-- START Extracted material --
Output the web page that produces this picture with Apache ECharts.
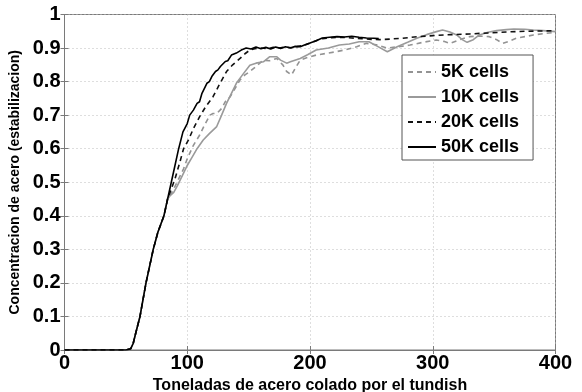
-- END Extracted material --
-- START Extracted material --
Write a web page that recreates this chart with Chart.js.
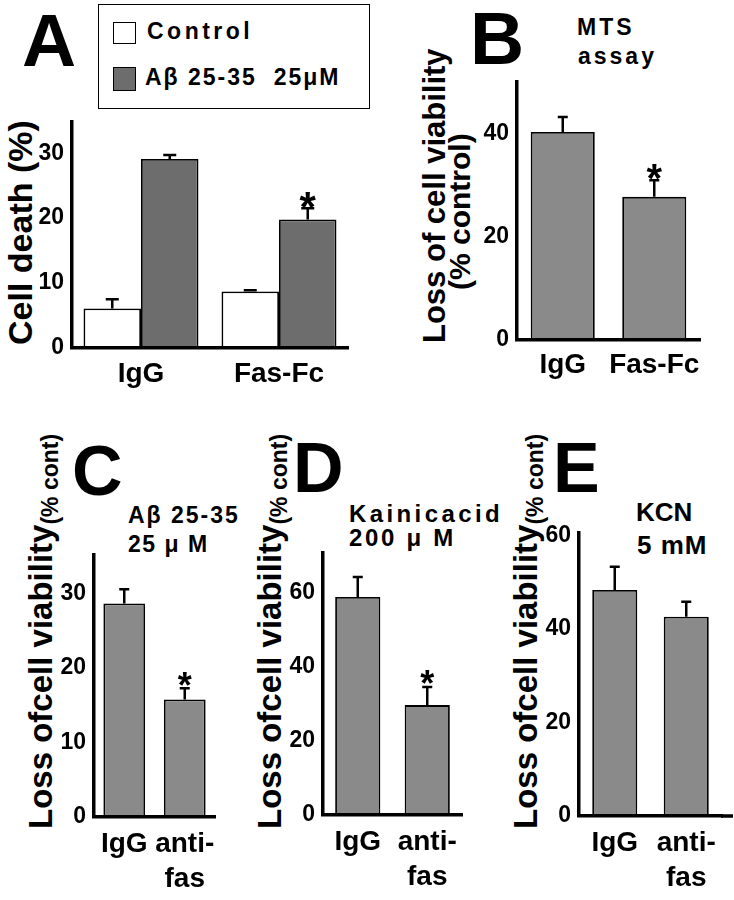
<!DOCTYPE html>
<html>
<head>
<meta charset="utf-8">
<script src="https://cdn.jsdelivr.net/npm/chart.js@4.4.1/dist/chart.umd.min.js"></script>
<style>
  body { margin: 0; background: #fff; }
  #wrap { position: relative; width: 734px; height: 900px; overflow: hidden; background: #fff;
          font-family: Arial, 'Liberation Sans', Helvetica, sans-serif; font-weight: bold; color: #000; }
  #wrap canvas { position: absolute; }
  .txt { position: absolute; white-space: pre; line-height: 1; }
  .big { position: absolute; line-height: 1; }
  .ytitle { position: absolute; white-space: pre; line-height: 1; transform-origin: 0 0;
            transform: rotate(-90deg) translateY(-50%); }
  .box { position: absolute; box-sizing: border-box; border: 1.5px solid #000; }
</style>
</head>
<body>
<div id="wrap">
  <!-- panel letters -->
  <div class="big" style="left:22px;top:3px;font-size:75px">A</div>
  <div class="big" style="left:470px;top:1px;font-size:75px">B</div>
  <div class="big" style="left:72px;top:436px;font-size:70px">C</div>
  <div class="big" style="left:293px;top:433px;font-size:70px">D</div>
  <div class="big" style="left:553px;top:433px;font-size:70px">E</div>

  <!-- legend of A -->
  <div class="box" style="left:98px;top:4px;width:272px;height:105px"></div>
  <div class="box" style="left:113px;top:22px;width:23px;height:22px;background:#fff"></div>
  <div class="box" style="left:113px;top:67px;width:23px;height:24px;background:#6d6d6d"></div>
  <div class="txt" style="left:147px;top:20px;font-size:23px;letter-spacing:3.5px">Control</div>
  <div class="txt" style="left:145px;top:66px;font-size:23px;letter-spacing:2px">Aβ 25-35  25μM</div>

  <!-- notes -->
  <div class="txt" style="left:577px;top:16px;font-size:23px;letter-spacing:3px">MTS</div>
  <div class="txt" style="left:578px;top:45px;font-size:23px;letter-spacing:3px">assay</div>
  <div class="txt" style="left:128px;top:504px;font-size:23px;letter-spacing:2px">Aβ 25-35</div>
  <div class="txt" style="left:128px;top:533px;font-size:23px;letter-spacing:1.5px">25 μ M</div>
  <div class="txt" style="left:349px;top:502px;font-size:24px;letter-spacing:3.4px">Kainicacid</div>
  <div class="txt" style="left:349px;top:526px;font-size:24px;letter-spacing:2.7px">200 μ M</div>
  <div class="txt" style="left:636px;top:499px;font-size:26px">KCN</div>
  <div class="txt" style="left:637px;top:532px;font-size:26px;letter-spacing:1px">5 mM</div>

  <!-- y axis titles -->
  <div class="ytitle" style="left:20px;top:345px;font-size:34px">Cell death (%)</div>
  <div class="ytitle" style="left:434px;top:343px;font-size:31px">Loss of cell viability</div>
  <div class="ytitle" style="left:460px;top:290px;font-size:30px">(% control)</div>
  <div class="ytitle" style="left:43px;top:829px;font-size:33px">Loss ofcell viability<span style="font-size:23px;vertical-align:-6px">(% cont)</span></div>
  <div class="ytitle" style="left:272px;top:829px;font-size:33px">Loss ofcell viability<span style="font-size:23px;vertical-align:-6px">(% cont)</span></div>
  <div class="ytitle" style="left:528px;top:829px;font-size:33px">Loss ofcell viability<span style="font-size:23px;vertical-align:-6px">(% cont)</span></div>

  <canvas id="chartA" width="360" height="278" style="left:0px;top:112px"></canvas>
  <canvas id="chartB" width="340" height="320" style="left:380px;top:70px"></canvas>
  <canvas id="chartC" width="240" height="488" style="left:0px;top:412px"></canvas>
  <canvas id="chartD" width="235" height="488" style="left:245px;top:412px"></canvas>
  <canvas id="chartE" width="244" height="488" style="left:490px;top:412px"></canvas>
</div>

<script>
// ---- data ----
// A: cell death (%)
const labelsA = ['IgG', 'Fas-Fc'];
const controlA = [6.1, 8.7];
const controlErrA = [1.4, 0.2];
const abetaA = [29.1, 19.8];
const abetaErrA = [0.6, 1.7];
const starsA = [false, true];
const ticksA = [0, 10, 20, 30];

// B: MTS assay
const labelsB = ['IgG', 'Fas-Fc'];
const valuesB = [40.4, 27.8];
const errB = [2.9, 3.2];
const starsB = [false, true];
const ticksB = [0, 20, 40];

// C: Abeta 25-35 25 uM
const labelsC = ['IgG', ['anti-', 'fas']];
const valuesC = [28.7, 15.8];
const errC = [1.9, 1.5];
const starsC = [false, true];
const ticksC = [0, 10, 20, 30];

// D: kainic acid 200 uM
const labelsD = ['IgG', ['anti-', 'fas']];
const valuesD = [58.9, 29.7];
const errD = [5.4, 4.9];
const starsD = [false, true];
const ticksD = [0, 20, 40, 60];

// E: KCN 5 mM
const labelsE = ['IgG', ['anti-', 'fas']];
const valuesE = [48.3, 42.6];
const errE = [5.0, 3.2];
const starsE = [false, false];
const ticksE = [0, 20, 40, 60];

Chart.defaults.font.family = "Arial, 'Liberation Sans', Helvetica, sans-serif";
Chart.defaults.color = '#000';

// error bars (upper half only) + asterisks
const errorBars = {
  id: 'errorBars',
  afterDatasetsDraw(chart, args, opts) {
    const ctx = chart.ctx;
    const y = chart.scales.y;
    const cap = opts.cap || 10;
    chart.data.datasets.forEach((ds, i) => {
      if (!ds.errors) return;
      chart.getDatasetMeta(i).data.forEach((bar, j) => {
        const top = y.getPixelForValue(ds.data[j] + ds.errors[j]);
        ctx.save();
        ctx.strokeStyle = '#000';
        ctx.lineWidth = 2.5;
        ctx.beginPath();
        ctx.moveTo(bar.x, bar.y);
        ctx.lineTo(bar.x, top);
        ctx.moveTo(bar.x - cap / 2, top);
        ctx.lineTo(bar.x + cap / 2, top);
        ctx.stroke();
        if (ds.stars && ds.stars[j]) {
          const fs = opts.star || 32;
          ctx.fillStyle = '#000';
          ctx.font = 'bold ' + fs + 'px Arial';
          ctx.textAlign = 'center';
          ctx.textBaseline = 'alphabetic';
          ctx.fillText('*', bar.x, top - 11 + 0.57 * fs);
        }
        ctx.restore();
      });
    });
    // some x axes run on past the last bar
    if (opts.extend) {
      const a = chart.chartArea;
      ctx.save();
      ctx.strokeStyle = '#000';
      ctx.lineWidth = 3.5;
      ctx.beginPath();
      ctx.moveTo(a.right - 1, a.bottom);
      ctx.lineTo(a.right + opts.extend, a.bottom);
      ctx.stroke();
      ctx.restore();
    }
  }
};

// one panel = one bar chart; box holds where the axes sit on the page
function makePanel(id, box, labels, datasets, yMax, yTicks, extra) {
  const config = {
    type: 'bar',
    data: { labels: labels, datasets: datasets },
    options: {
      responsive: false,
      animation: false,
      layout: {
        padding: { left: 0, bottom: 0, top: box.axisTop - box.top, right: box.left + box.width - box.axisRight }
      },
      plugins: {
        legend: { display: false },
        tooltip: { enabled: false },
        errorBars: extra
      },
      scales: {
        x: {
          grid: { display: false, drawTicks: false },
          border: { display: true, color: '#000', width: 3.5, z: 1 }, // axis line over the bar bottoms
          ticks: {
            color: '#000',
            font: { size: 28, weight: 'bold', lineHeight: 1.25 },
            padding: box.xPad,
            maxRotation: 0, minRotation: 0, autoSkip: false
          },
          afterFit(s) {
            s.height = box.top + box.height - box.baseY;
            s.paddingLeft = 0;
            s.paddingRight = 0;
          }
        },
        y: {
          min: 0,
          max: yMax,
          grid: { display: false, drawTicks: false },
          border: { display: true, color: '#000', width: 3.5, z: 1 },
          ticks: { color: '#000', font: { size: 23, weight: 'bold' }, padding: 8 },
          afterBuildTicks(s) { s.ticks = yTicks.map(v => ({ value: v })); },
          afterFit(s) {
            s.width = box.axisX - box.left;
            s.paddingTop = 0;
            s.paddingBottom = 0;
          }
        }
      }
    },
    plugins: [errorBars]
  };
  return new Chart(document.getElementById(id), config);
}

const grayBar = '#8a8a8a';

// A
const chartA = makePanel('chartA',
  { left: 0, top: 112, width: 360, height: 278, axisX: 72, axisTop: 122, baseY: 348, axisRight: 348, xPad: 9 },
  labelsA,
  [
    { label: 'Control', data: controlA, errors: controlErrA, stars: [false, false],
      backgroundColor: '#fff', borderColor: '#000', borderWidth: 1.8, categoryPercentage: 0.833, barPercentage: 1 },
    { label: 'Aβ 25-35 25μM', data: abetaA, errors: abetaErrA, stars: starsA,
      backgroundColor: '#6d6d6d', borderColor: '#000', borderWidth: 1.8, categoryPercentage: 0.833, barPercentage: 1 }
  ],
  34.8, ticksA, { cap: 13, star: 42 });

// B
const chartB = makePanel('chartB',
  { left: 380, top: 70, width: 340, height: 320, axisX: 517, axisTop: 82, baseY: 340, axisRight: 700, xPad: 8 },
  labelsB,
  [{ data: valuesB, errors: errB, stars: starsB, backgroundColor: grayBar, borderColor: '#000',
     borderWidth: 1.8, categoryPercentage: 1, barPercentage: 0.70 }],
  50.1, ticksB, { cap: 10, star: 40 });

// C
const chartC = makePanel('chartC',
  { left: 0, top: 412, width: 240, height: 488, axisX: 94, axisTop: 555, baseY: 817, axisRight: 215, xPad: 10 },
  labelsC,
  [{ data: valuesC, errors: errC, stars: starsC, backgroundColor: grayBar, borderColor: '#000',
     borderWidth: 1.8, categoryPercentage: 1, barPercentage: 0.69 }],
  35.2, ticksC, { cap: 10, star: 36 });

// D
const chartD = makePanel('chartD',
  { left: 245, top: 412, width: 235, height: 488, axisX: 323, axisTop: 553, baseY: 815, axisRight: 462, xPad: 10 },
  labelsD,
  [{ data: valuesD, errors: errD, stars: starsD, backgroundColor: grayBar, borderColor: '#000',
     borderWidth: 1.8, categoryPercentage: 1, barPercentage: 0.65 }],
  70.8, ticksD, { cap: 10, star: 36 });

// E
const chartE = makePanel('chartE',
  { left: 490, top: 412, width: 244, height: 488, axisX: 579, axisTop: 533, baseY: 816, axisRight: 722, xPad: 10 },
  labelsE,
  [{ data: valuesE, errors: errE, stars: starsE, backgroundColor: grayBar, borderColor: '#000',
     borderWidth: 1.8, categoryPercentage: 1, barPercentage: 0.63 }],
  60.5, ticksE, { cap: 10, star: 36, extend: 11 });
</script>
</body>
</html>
-- END Extracted material --
● **Exercise task**:
Locate and copy each line in the data above that includes the word "with".

● **Written answer**:
Output the web page that produces this picture with Apache ECharts.
Write a web page that recreates this chart with Chart.js.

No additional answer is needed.